Don't blame the workers
By Scott Sumner
A popular Keynesian theory of recessions is that nominal wages are sticky, and hence reductions in aggregate demand lead to high unemployment. They often go on to advocate more government spending to put people back to work. Free market economists often get frustrated by this argument. Sometimes they blame unions. Sometimes minimum wage laws. Often there’s a suggestion that uneducated workers suffer from some sort of “money illusion” and hence are too dense to understand that they need to accept lower wages to save their jobs during a recession.
I’m a free market economist, and yet I don’t think much of this tendency to blame workers. Indeed I see not one but three fallacies involved here:
1. It’s not just labor markets: Fluctuations in nominal GDP growth cause two big problems, labor market instability and credit market instability. We all know about nominal wage stickiness, but it turns out that debt contracts exhibit even more nominal stickiness than wages. Suppose GE issues a corporate bond, which is purchased by institutions such as pension funds and insurance companies. What can we say about this transaction?
First, it’s a relatively free market. There are no labor unions involved, nor minimum wage laws. There are no uneducated people; the GE finance people and the institutional bond buyers have all taken economics in college. And yet the bonds are almost never indexed to NGDP, they are nominal bonds. This practice leads to financial crises when NGDP growth is highly unstable.
2. It’s also companies: It takes two sides to negotiate wage contracts. And wages are not just sticky in the downward direction. In the late 1960s, NGDP growth accelerated to a very high rate. If wages were perfectly flexible they would have risen even faster than they did. Instead wages were sticky due to long term wage contracts, and the faster NGDP growth led to extremely low unemployment by the end of the 1960s, about 3.5%. I doubt it was the workers who objected to breaking the contracts and offering even higher wages.
3. It’s an externality problem: A system of complete wage flexibility offers huge external benefits, by making the business cycle milder.
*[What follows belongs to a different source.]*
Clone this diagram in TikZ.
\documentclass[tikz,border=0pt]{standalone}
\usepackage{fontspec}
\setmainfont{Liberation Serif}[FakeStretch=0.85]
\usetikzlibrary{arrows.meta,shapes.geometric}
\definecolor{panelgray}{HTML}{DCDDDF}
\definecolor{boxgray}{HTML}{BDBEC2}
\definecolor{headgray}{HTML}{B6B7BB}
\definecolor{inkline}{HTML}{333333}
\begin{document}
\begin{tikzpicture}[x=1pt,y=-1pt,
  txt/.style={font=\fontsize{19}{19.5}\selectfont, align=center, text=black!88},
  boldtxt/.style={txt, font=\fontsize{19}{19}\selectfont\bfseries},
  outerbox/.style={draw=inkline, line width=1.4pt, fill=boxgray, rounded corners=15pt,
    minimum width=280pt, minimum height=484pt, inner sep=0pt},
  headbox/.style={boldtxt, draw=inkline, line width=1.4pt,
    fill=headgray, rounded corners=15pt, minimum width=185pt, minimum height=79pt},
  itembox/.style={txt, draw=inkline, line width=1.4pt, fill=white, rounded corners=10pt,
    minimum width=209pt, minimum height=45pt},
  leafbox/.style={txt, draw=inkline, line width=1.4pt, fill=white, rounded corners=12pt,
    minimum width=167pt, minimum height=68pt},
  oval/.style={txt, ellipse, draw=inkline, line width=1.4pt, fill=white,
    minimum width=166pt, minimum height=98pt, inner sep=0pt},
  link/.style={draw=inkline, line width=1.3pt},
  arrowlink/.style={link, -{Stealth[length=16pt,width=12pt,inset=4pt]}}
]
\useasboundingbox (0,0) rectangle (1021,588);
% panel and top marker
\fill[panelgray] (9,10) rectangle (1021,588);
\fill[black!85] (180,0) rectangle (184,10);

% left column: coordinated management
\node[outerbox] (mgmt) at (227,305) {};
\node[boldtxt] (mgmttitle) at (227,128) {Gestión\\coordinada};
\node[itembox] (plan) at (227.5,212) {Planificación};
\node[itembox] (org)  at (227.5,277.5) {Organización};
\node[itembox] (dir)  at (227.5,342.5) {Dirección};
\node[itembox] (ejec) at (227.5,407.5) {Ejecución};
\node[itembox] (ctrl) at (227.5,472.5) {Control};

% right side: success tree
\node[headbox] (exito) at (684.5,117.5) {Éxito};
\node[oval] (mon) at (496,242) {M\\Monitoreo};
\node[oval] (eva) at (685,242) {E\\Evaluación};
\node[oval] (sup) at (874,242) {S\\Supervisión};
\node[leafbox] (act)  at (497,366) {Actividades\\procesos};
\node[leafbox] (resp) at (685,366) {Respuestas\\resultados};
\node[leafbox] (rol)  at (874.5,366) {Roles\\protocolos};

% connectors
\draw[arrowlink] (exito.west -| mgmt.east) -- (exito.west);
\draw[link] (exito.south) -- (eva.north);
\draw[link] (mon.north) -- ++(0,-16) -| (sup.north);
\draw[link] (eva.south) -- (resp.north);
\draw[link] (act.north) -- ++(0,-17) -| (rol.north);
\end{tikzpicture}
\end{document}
But that is mostly an external benefit; it’s very rare for workers at individual firms to be able to save their jobs with wage cuts.
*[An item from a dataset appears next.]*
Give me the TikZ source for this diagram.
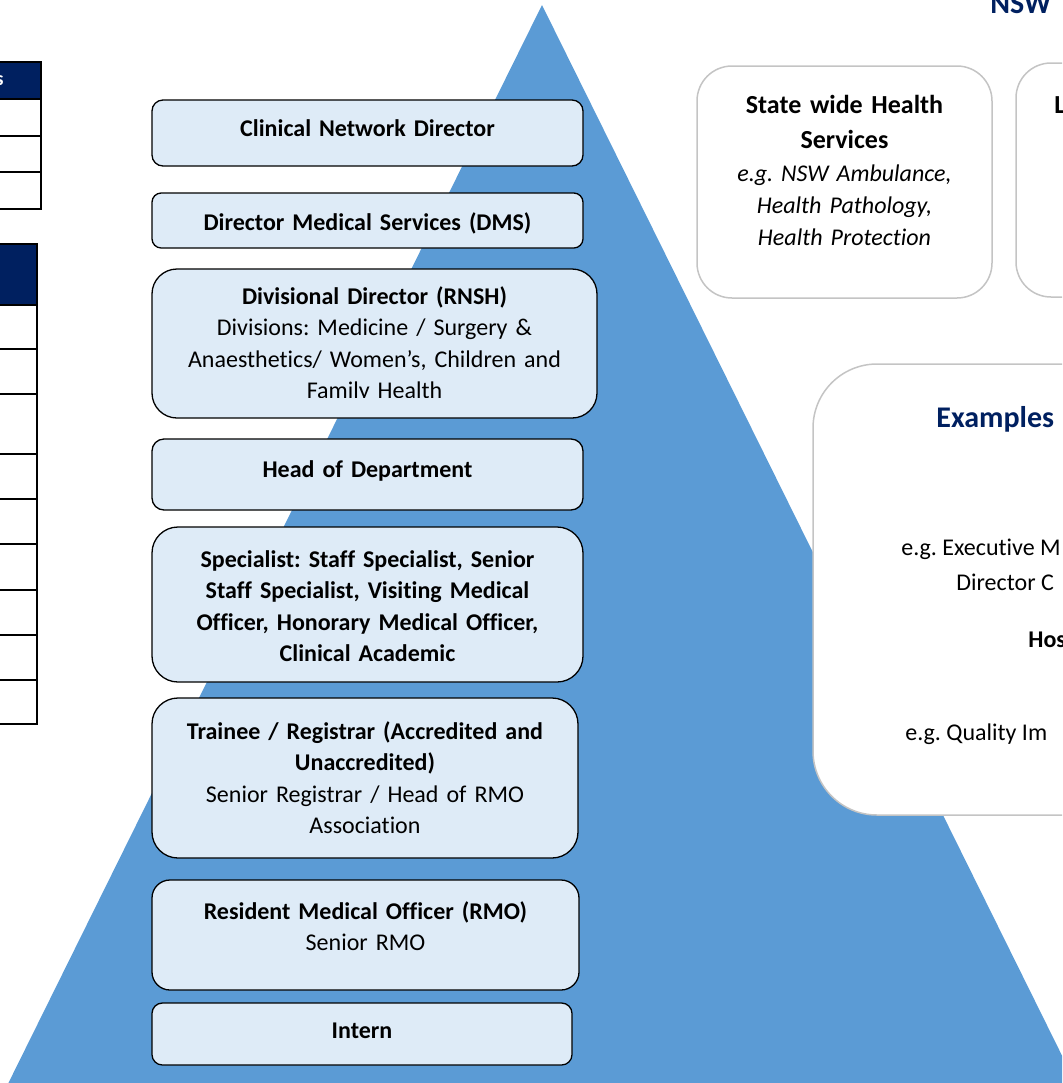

Consider a sudden 8% decline in NGDP growth per capita, relative to trend. One example occurred between mid-2008 and mid-2009, when the growth rate plunged from the normal 4% to negative 4%. Now suppose you are a group of nurses. Would you be anxious to accept an 8% wage cut relative to your previous expectation? I don’t see why, nurses aren’t likely to lose jobs in a recession, nor are lots of other people, such as tenured teachers. But if they don’t accept wage cuts then just imagine how big the wage cuts must be in other sectors to reduce the aggregate nominal wage rate by 8% below trend. Even worse, if you are a worker in a windshield wiper plant, good luck saving your job with wage cuts when the automakers you supply stop making cars.
The macroeconomy is a very complex system. Macro problems cannot be understood by thinking in terms of workers at a “representative firm,” because very few workers are at such firms. This means there are huge externalities to wage (and price) flexibility, which makes it even less likely that society will reach an equilibrium with sufficient wage flexibility.
Engineers don’t bemoan the existence of gravity when they design airplanes. Nor do they blame gravity for air crashes. Free market economists should not blame workers for money illusion, they should design monetary regimes where the existence of money illusion by workers, firms, lenders and borrowers does not lead to business cycles and financial crises. That way the Keynesians won’t be able to ask for more government spending.